Poncio Pilatos, por su parte, demoró más tiempo en dar cuenta de sí mismo, pero no demasiado. Quedó preso en las oscuridades de la locura casi escandalosa. A todos preguntaba, con frenética obsesión, cual era la verdad. En todo momento se lavaba las manos. En un raro y poco frecuente impulso de buena fe, Cayo César Calígula le recomendó buscar el consejo de su maestro, Lucio Anneo Séneca. El Sabio le dijo que la verdad no se puede conocer mientras estamos vivos porque estamos sometidos a la insinceridad de los sentidos y sólo la muerte nos libera de ellos. Así, sin esa intención, le sembró la idea consoladora del suicidio
El traidor se ahorcó en Jerusalem. El procurador se ahogó en Galia. La asfixia estrangulante y la asfixia hídrica son pavorosas. Pero menos que el abrazo del suicidio. En mi profesión he tenido que atender infinidad de muertes violentas y ninguna me ha impresionado tanto como el infierno del que quiere escapar el suicida.
Otros protagonistas han quedado solos por 20 siglos como quedó el Nazareno por 12 horas. Anás y Caifás no han sido defendidos por nadie. Ni por sus paisanos ni por sus compañeros de religión. Nadie habla por ellos y nadie los defiende frente a la maldición de los miles de millones que han seguido a Jesús por 20 siglos.

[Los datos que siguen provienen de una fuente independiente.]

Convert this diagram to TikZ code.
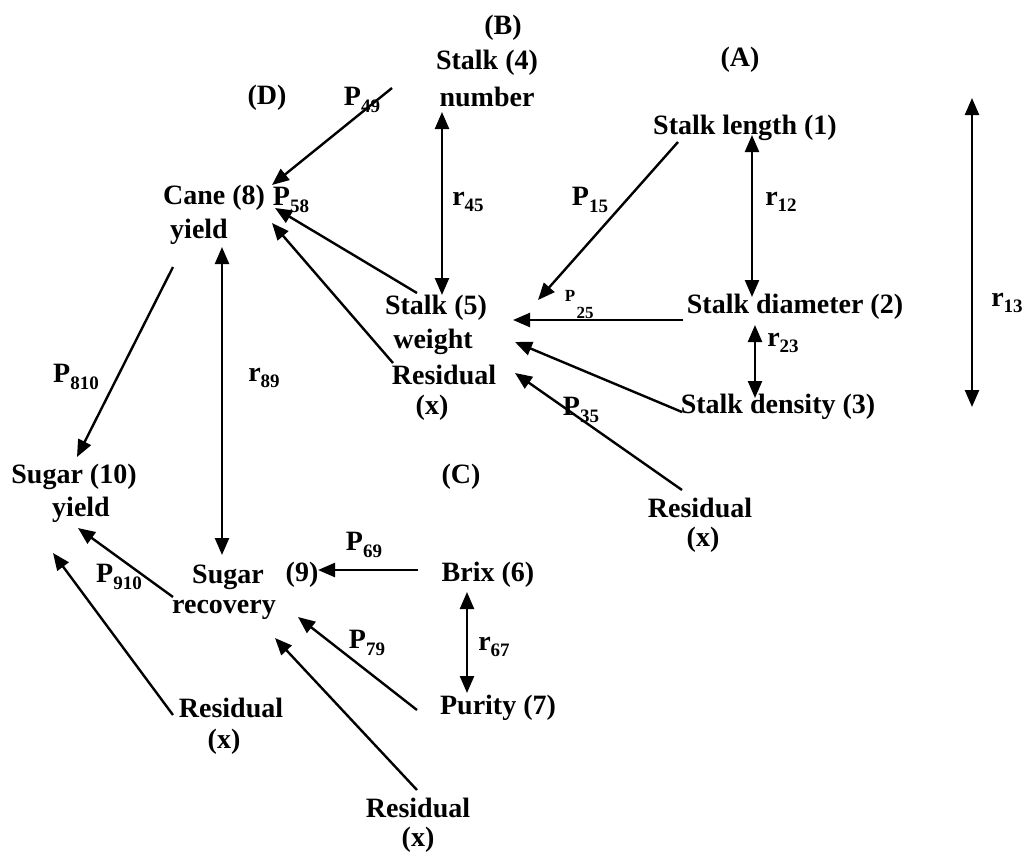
\documentclass[tikz,border=0pt]{standalone}
\usepackage{fontspec}
\setmainfont{Liberation Serif}
\usetikzlibrary{arrows.meta}
\newcommand\mysub[1]{\raisebox{-0.24em}{\fontsize{19}{19}\selectfont #1}}
\begin{document}
\begin{tikzpicture}[x=1pt,y=-1pt,
  lbl/.style={font=\fontsize{28}{33}\selectfont\bfseries, inner sep=0pt},
  smalllbl/.style={font=\fontsize{17}{17}\selectfont\bfseries, inner sep=0pt},
  tipA/.tip={Triangle[length=17pt,width=14pt]},
  arr/.style={-tipA, line width=2.4pt},
  dbl/.style={tipA-tipA, line width=2.4pt}]
\useasboundingbox[fill=white] (0,0) rectangle (1023,852);

% ---------- text nodes ----------
\node[lbl] (B)    at (503,28)  {(B)};
\node[lbl] (n4a)  at (487,63)  {Stalk (4)};
\node[lbl] (n4b)  at (487,97)  {number};
\node[lbl] (A)    at (740,60)  {(A)};
\node[lbl] (D)    at (267,98)  {(D)};
\node[lbl] (p49)  at (362,100) {P\mysub{49}};
\node[lbl] (n1)   at (745,128) {Stalk length (1)};
\node[lbl] (n8a)  at (214,198) {Cane (8)};
\node[lbl] (n8b)  at (199,232) {yield};
\node[lbl] (p58)  at (291,200) {P\mysub{58}};
\node[lbl] (r45)  at (468,202) {r\mysub{45}};
\node[lbl] (p15)  at (590,200) {P\mysub{15}};
\node[lbl] (r12)  at (781,202) {r\mysub{12}};
\node[lbl] (n5a)  at (436,308) {Stalk (5)};
\node[lbl] (n5b)  at (433,342) {weight};
\node[lbl] (res5a) at (444,375) {Residual};
\node[lbl] (res5b) at (432,408) {(x)};
\node[smalllbl] (p25a) at (570,296) {P};
\node[smalllbl] (p25b) at (585,313) {25};
\node[lbl] (n2)   at (795,307) {Stalk diameter (2)};
\node[lbl] (r13)  at (1007,303) {r\mysub{13}};
\node[lbl] (r23)  at (783,343) {r\mysub{23}};
\node[lbl] (n3)   at (778,407) {Stalk density (3)};
\node[lbl] (p35)  at (581,410) {P\mysub{35}};
\node[lbl] (resAa) at (700,508) {Residual};
\node[lbl] (resAb) at (703,540) {(x)};
\node[lbl] (p810) at (76,377)  {P\mysub{810}};
\node[lbl] (r89)  at (264,378) {r\mysub{89}};
\node[lbl] (n10a) at (74,477)  {Sugar (10)};
\node[lbl] (n10b) at (81,510)  {yield};
\node[lbl] (C)    at (461,477) {(C)};
\node[lbl] (p69)  at (364,545) {P\mysub{69}};
\node[lbl] (n9a)  at (228,577) {Sugar};
\node[lbl] (n9n)  at (302,575) {(9)};
\node[lbl] (n9b)  at (224,610) {recovery};
\node[lbl] (n6)   at (488,575) {Brix (6)};
\node[lbl] (p910) at (119,577) {P\mysub{910}};
\node[lbl] (p79)  at (367,643) {P\mysub{79}};
\node[lbl] (r67)  at (494,647) {r\mysub{67}};
\node[lbl] (resLa) at (231,708) {Residual};
\node[lbl] (resLb) at (224,742) {(x)};
\node[lbl] (n7)   at (498,708) {Purity (7)};
\node[lbl] (resBa) at (418,808) {Residual};
\node[lbl] (resBb) at (418,840) {(x)};

% ---------- connector end points ----------
\coordinate (c4t)  at (392,88);   \coordinate (c8a) at (272,185);
\coordinate (c4b)  at (442,112);  \coordinate (c5t) at (442,295);
\coordinate (c5l)  at (417,293);  \coordinate (c8b) at (275,208);
\coordinate (cr5)  at (393,363);  \coordinate (c8c) at (272,223);
\coordinate (c1l)  at (678,142);  \coordinate (c5a) at (538,300);
\coordinate (c1b)  at (752,135);  \coordinate (c2t) at (752,297);
\coordinate (c2l)  at (683,320);  \coordinate (c5b) at (513,320);
\coordinate (c2b)  at (755,325);  \coordinate (c3t) at (755,398);
\coordinate (c3l)  at (682,412);  \coordinate (c5c) at (515,342);
\coordinate (crA)  at (682,490);  \coordinate (c5d) at (515,373);
\coordinate (c13t) at (972,98);   \coordinate (c13b) at (972,407);
\coordinate (c8d)  at (173,267);  \coordinate (c10a) at (77,457);
\coordinate (c8e)  at (222,247);  \coordinate (c9t) at (222,555);
\coordinate (c6l)  at (418,570);  \coordinate (c9a) at (318,570);
\coordinate (c9l)  at (173,597);  \coordinate (c10b) at (78,528);
\coordinate (crL)  at (173,715);  \coordinate (c10c) at (53,553);
\coordinate (c7l)  at (417,710);  \coordinate (c9b) at (298,617);
\coordinate (crB)  at (417,790);  \coordinate (c9c) at (275,638);
\coordinate (c6b)  at (467,592);  \coordinate (c7t) at (467,693);

% ---------- connectors ----------
\draw[arr] (c4t) -- (c8a);
\draw[dbl] (c4b) -- (c5t);
\draw[arr] (c5l) -- (c8b);
\draw[arr] (cr5) -- (c8c);
\draw[arr] (c1l) -- (c5a);
\draw[dbl] (c1b) -- (c2t);
\draw[arr] (c2l) -- (c5b);
\draw[dbl] (c2b) -- (c3t);
\draw[arr] (c3l) -- (c5c);
\draw[arr] (crA) -- (c5d);
\draw[dbl] (c13t) -- (c13b);
\draw[arr] (c8d) -- (c10a);
\draw[dbl] (c8e) -- (c9t);
\draw[arr] (c6l) -- (c9a);
\draw[arr] (c9l) -- (c10b);
\draw[arr] (crL) -- (c10c);
\draw[arr] (c7l) -- (c9b);
\draw[arr] (crB) -- (c9c);
\draw[dbl] (c6b) -- (c7t);
\end{tikzpicture}
\end{document}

Todos esos y muchos más son casos resueltos y cerrados. Pero hay uno que llama mucho mi extrañeza. Claudio César Tiberio, apodado El Divino, sigue enfrentando un proceso que no ha terminado y al que no se le adivina fin.
La historia ha resuelto su veredicto, condenatorio o laudatorio, sobre todos los césares. Los humanos han ratificado su admiración por César Augusto, por Trajano y por el precursor de la dinastía, Julio César. Con la misma firmeza han emitido su desprecio por Calígula y por Nerón. Todos los demás han recibido sentencia firme, buena o mala.
Pero Tiberio prosigue en juicio. Fue un hombre atormentado toda su vida. Fue triste en la infancia y en la vejez. Nunca se le vio sonreír y fue un martirio su largo reinado. Y, hoy, sigue padeciendo nuestra indecisión, la misma que mostró su empleado Pilatos. Tácito, Suetonio, Dion, Cassio y Eutropio, entre otros muchos, lo han acusado. Tertuliano, Eusebio y Orosio, entre otros, lo han defendido. Pero la mayoría, lo han ignorado. Incluso, los mayores historiadores de Roma, Teodoro Mommsen y Ernesto Renán, se han “lavado las manos”.
Durante muchos siglos todos lo han olvidado hasta que alguien reabre la causa y ordena que el procesado sea traído, de nueva cuenta, ante el tribunal de la historia. La instancia actual comenzó hace siglo y medio y sigue sin avanzar. En estos tiempos muchos pensadores, encabezados por Linguet y Sievers, han querido reivindicarlo. Pero Harnack, Reinach y otros muchos siguen pidiendo la pena capital.
Pareciera que ese proceso, iniciado aquel primer Viernes Santo, será perpetuo.